Os corpos de peitos nus assustam Dona Neli. “Bota a roupa, menina! Eles vão te estuprar! Se de roupa meu marido já me estupra, imagina assim. Bota a roupa, menina! Olha, ela tá pelada e ele tirando foto! Safado! Para de tirar foto da menina! Safado!”. Pow! Mais um tiro das mãos do marido. Dessa vez o tiro não mata só corpo, mata a alma. Viva morta. “Eu nunca morri, não sei como é, mas tenho medo não. Só tenho medo dele me matar”. Morta viva segue caminhando. Levanta, segue agora viva morta. As mãos fazem o símbolo da paz ou o “v” da vitória. Pow! Nem paz nem vitória para aquele corpo de mulher, preto, feminino. Cai mais uma vez junto às lágrimas. “O sol tá quente”. Dona Neli pensa em voltar para praça. “Tá ficando longe e o sol tá quente, mas o papo tá bom”. “Eu só queria conversar. Só não quero passar meu ódio para você, loirinha”. Segue a marcha.

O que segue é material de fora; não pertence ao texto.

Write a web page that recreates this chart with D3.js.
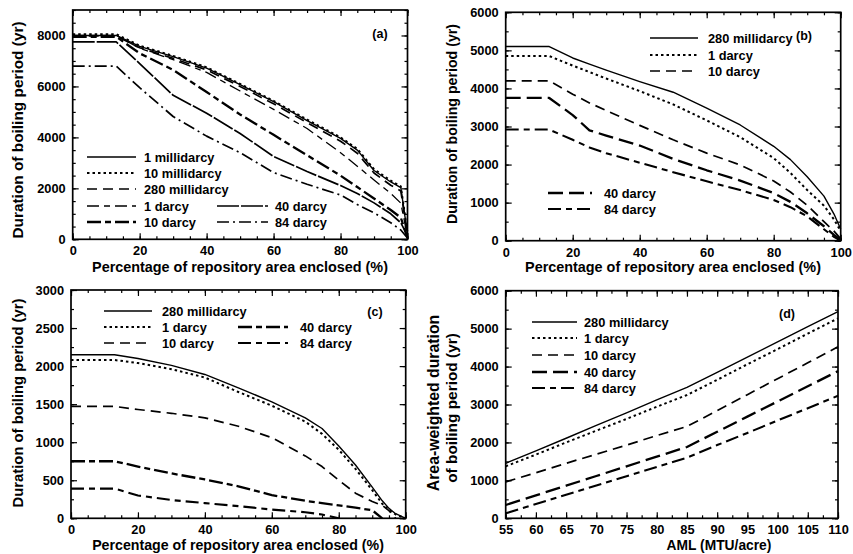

O microfone parece mudo. Nada faz sentido além das palavras daquela mulher ali no meio, tão real, tão brutal. Eis que do microfone uma chamada. “Dandara!? Presente! Araceli? Presente!”. Todos nomes de mulheres que foram mortas por homens. Dona Neli grita: “Neli Marcelino de Andrade! Presente!”. Um pedido. “ Loirinha, diz para elas que eu também tô aqui! Pelo menos até hoje eu tô aqui. Agora eu tô aqui! Feliz dia da mulher!”. “NELI MARCELINO DE ANDRADE. Presente!”

Ela volta para praça. Um abraço. Dois abraços e um terceiro. Olha. Chora. Agradece. “Se morro hoje, ele não me mata. Hoje fui feliz!” Segue e olha para trás mais uma vez. Chora. Sorri. NELI MARCELINO DE ANDRADE. Presente!